Une suite d’Outrages

Nathan Réra mène une enquête fascinante sur la restitution par l’écrit puis par le cinéma, notamment par Brian De Palma, d’un crime de guerre.

Pauline Guedj  • 23 juin 2021 abonné·es
Une suite d’Outrages
Michael J. Fox et Thuy Thu Le dans Outrages, de Brian De Palma, 1989.
© Columbia Pictures Corporation / Collection ChristopheL/AFP

Dix-huit novembre 1966. Cinq GI enlèvent une jeune femme dans un hameau au sud du Vietnam. Menés par le sergent Gervase, ils font de la victime, Phan Thi Mao, leur prisonnière, avant de la violer et de l’exécuter. Parmi les soldats présents, seul Robert Storeby refuse de violenter la jeune femme. Il tente de la soigner, lui offre de la nourriture et songe à lui sauver la vie, avant d’être coupé dans son élan par l’un de ses compagnons. Au retour de mission, malgré les intimidations, Storeby dénonce les malfaiteurs. Ceux-ci seront reconnus coupables et contraints à des peines d’emprisonnement plus ou moins longues.

Quelque temps après les faits, le crime est conté dans une brève qui tombe sous les yeux du journaliste du New Yorker Daniel Lang. Celui-ci s’intéresse aux questions morales que soulève l’intervention américaine au Vietnam, et l’histoire l’horrifie en même temps qu’elle l’intrigue. Le journaliste s’interroge sur l’attitude du soldat qui n’a pas agi comme les autres, et il se lance dans une enquête qui l’occupera pendant deux ans et demi. Son texte opte pour une structure faite d’allers et retours dans le temps, avec pour principal point de vue celui du soldat récalcitrant. L’article paraît en octobre 1969, sous le titre « Casualties of War » (« Victimes de guerre »).

À la suite de sa parution, l’article connaîtra de nombreuses appropriations. Dans les années 1970, il inspire deux films, O.K., de l’Allemand Michael Verhoeven, essai avant-gardiste qui fit scandale au Festival de Berlin, et Les Visiteurs, d’Elia Kazan, qui imagine l’altercation entre les meurtriers et leur dénonciateur des années après le drame. Puis le texte est au cœur de projets inachevés, soutenus tour à tour par Fred -Zinnemann (réalisateur du film Le train sifflera trois fois), John -Schlesinger –(Macadam Cowboy) et Jack Clayton (Les Innocents). Enfin, en 1989, « Casualties of War » est adapté par le duo David Rabe-Brian De Palma, qui conserve son titre original,curieusement traduit en France par Outrages.

Lorsque l’historien de l’art Nathan Réra décide de consacrer un livre à cet épisode de la guerre du Vietnam, son projet se concentre d’abord sur le film de De Palma.

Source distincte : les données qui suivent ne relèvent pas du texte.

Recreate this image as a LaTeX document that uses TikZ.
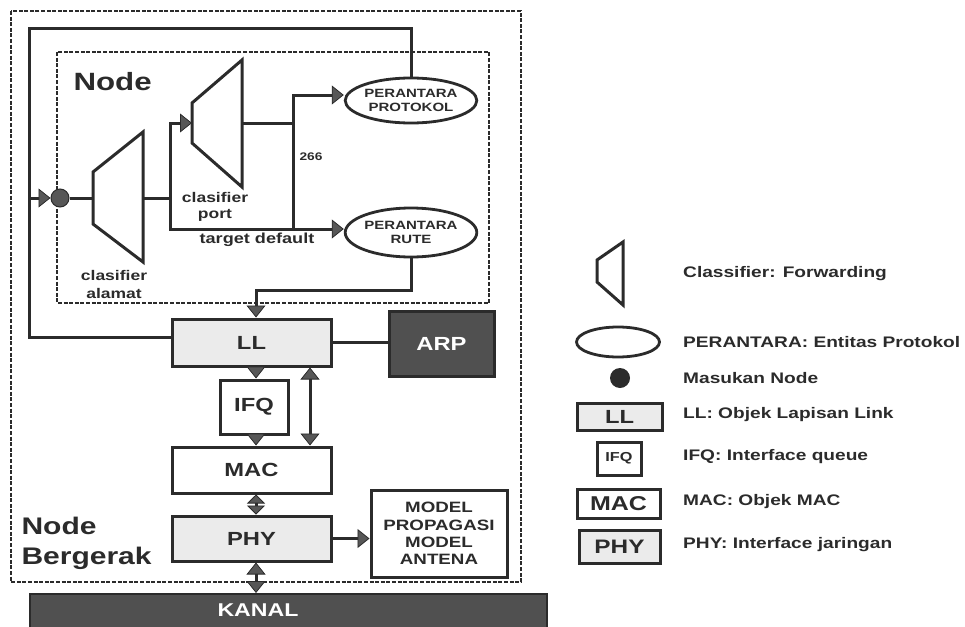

Si l’œuvre est méconnue, le cinéaste la considère comme l’une de ses plus personnelles. Outrages réunit Sean Penn dans le rôle de Gervase et Michael J. Fox dans celui de Storeby, rebaptisé Eriksson. Leur interprétation est admirable et, dans sa mise en scène, Brian De Palma parvient à articuler sa naturelle virtuosité avec une grande pudeur. Décidé à écrire sur le film, Réra part en quête des différentes versions du scénario, des feuilles de service et des story-boards. Il parvient à décrocher des interviews avec le cinéaste, certains acteurs et -plusieurs techniciens.

Pourtant, au cours de ses recherches, Réra s’inquiète. Les archives sont lacunaires et la mémoire des protagonistes est peu fiable. Il faut rebondir. La solution : dépasser le film afin d’opter pour une approche plus large. Réra souhaite maintenant raconter la grande histoire, celle qui a conduit un crime de guerre à devenir le cœur d’une œuvre littéraire et d’une série de films. Son texte se divise en deux parties. Une première consacrée aux événements, à l’article de Lang et aux œuvres des premiers cinéastes qui s’en saisirent. Une deuxième dédiée à Outrages, sa préparation, son tournage, son montage.

Ouvrage-fleuve, très détaillé, le livre de Réra est une enquête passionnante qui retrace chacune des métamorphoses du fil qu’il tire. Réflexion sur la guerre, le texte est avant tout un essai sur l’adaptation. Comment s’approprie-t-on une histoire vraie dans un article, puis dans un film ? Quels épisodes décide-t-on de mettre en avant ? Quels personnages ? Comment jouer avec la réalité pour la faire exister sur un écran de cinéma ? À travers le parcours de Casualties of War, Réra décrit avec force le drame qui l’obsède et offre une leçon de cinéma, analyse subtile des relations entre images et écrit. 

Outrages. De Daniel Lang à Brian De Palma, Nathan Réra, Rouge Profond, 586 pages, 28 euros.